The number of suspect Jewish cars left stoned or smouldering along Salah al-Din is always a good measure of intifada activity. In recent weeks it has increased: a direct by-product of Mr Rabin's deportations. Israeli settlers, the prime targets, race through enemy areas at high speed on the way to their protected enclaves. The thick reinforced windows of their cars are often covered with grilles. In Ramallah, in the occupied West Bank, settlers have painted numbers along the route so that if they are attacked they can radio for help, giving a precise location.
But like Mr Rabin when he chose his deportees, the shabab make mistakes about their victims. The non-Israeli visitor to the West Bank who goes as friend not foe, usually takes precautions: the prayer mat on the seat; the Koran dangling by the window, or a keffiyeh (Arab head-dress) on the dashboard, are all commonly used.
The best precaution, however, has always been to hire a car from a Palestinian firm - at least until now. The German tourist was recommended immediately to go to a Palestinian firm: Petra. But only a few days earlier a Petra car had been torched. And Holy City, another Palestinian firm, which opened only six months ago, has seen three of its fleet go up in flames in the past two weeks. Behind these attacks lies a new phase of the car wars: caused less by the intifada and more by the prospect of peace.
Until recently there was only one car rental firm in east Jerusalem, Petra, which ran a slick and highly successful operation. While the intifada, with its strikes and protests, starved most Palestinian businesses, Petra boomed, cashing in on a unique market of journalists, aid volunteers and ordinary Palestinian visitors, who needed to visit intifada areas but could not take the risk of hiring in Israel. Petra cars are daubed with Arabic writing and come with a free keffiyeh. Petra also serve the Palestinian delegation who frequently need to change cars for security reasons, fearing attacks by settlers or Palestinian militants.

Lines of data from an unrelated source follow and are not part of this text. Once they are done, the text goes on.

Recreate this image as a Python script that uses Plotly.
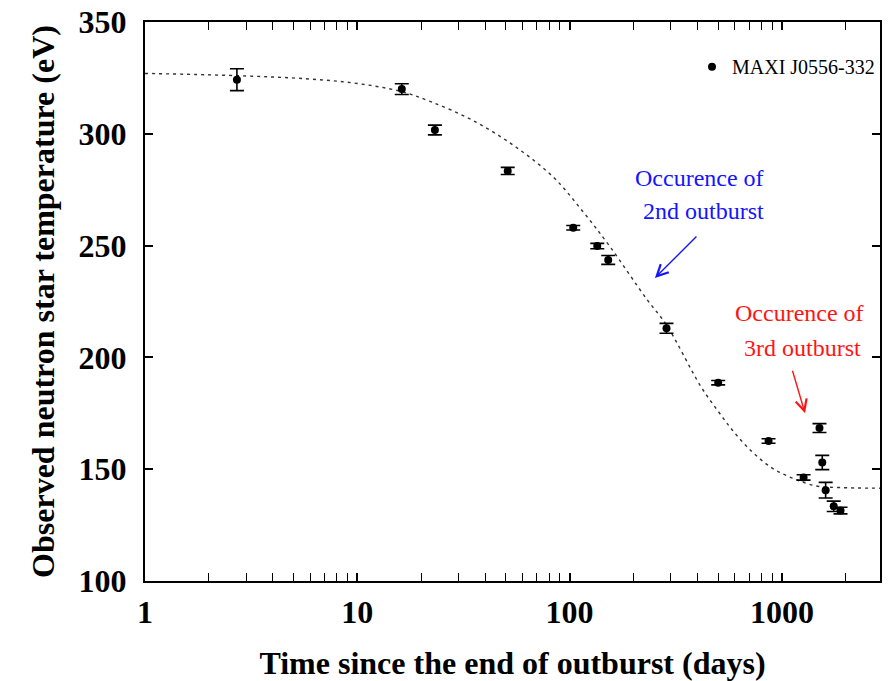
import plotly.graph_objects as go

# observed points (days since end of outburst, temperature in eV, 1-sigma error)
days = [2.71, 16.2, 23.2, 51.1, 104, 135, 152, 286, 501, 865, 1265, 1503, 1549, 1607, 1754, 1888]
temp = [324.2, 320.0, 301.7, 283.4, 258.0, 249.8, 243.6, 213.0, 188.7, 162.6, 146.3, 168.4, 153.0, 140.6, 133.4, 131.5]
temp_err = [4.9, 2.4, 2.2, 1.6, 1.0, 1.2, 2.0, 2.2, 1.0, 1.0, 1.2, 2.0, 3.2, 3.5, 2.3, 1.5]

# cooling curve (dashed)
curve_days = [1, 2.7, 6, 10, 16, 22, 35, 56, 84, 116, 155, 231, 286, 415, 500, 590, 720, 900, 1120, 1450, 1870, 2900]
curve_temp = [327, 326, 324.5, 322.5, 319.0, 314.5, 306, 294, 280.5, 265, 249.5, 226, 214.5, 187, 176, 167, 158, 150.5, 146, 142.5, 141.8, 141.5]

x_ticks = [1, 10, 100, 1000]
y_ticks = [100, 150, 200, 250, 300, 350]

serif = "Liberation Serif"

fig = go.Figure()

fig.add_trace(go.Scatter(
    x=curve_days, y=curve_temp, mode="lines",
    line=dict(color="#333333", width=1.4, dash="3px,4px", shape="spline", smoothing=1.0),
    showlegend=False, hoverinfo="skip"))

fig.add_trace(go.Scatter(
    x=days, y=temp, mode="markers", name="MAXI J0556-332",
    marker=dict(symbol="circle", size=8, color="black"),
    error_y=dict(type="data", array=temp_err, color="black", thickness=1.6, width=7)))

axis_common = dict(
    showline=True, linecolor="black", linewidth=2, mirror="ticks",
    ticks="inside", ticklen=8, tickwidth=1.5, tickcolor="black",
    showgrid=False, zeroline=False, automargin=False,
    ticklabeloverflow="allow",
    tickfont=dict(family=serif, size=32, color="black", weight="bold"),
)

fig.update_xaxes(
    type="log", range=[0, 3.462],
    tickvals=x_ticks, ticktext=[str(v) for v in x_ticks],
    minor=dict(ticks="inside", ticklen=8, tickwidth=1.2, tickcolor="black", dtick="D1", showgrid=False),
    ticklabelstandoff=2,
    title=dict(text="Time since the end of outburst (days)",
               font=dict(family=serif, size=32, color="black", weight="bold"), standoff=22),
    **axis_common)

fig.update_yaxes(
    range=[100, 350], tickvals=y_ticks,
    ticklabelstandoff=10,
    title=dict(text="Observed neutron star temperature (eV)",
               font=dict(family=serif, size=32, color="black", weight="bold"), standoff=14),
    **axis_common)

# annotations for the outbursts
blue = "#1414ff"
red = "#ff1414"
ann_font = 24
fig.add_annotation(x=2.614, y=280.2, text="Occurence of", showarrow=False,
                   font=dict(family=serif, size=ann_font, color=blue))
fig.add_annotation(x=2.632, y=265.5, text="2nd outburst", showarrow=False,
                   font=dict(family=serif, size=ann_font, color=blue))
fig.add_annotation(x=2.402, y=235.5, text="", showarrow=True, ax=43, ay=-43,
                   arrowhead=5, arrowsize=1.6, arrowwidth=1.4, arrowcolor=blue)

fig.add_annotation(x=3.085, y=219.9, text="Occurence of", showarrow=False,
                   font=dict(family=serif, size=ann_font, color=red))
fig.add_annotation(x=3.099, y=204.2, text="3rd outburst", showarrow=False,
                   font=dict(family=serif, size=ann_font, color=red))
fig.add_annotation(x=3.109, y=175.0, text="", showarrow=True, ax=-13, ay=-44,
                   arrowhead=5, arrowsize=1.6, arrowwidth=1.4, arrowcolor=red)

# page body adds an 8px offset, so the figure is 8px smaller and margins shifted
fig.update_layout(
    width=886, height=673,
    margin=dict(l=137, r=14, t=14, b=100),
    plot_bgcolor="white", paper_bgcolor="white",
    legend=dict(x=1.0, y=0.955, xanchor="right", yanchor="top",
                bgcolor="rgba(0,0,0,0)", itemwidth=30,
                font=dict(family=serif, size=20, color="black")),
)

fig.write_html("out.html")
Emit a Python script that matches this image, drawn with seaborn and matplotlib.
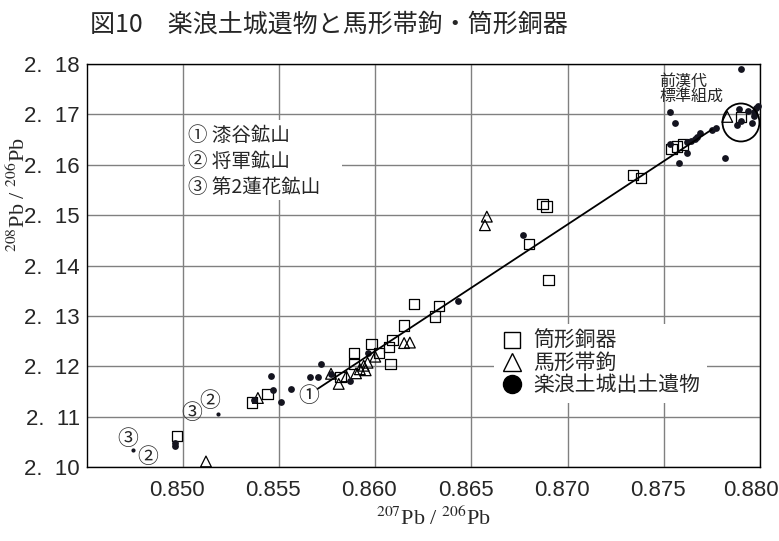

With the prospect of peace, however, new rent-a-car firms have been sniffing a market far bigger than this: tourists. East Jerusalem is a gateway to a rent-a- car heaven. As yet undeveloped, tourist and pilgrim sites abound on the West Bank and can only be reached by road. Petra say they have no fear of good healthy competition.
What they do fear is Israeli-based firms moving in to steal what should be their custom. Shortly after Holy City set up shop, Faisal al-Husseini, the leader of the Palestinian peace delegation, was attracted by the company's low rates, the PLO coffers running a bit short. He was shocked, however, to discover that he was being asked to sign a contract not with Holy City, but with an Israeli- based firm and withdrew his custom. Although Holy City denies it, the rumour quickly spread that Holy City was a front for the Israel-based offices of Hertz, trying to get in on the act across the old Green Line.
It doesn't take long for the shabab to act on information like that. Nobody knows who did the torchings, but the punishment was for suspected collaboration. And, needless to say, Petra believe Holy City's men torched their car in retaliation.
For the Israeli government, the car wars mean more expense: under Israeli law compensation must be paid out of state coffers for all 'intifada-related' car damage. For the visitor, the car wars pose new dilemmas when selecting a vehicle to drive down Salah al-Din. But the wars may also herald good tidings. The businessmen - Israeli and Palestinian alike - appear to believe that peace is on the way and the dividend worth fighting over.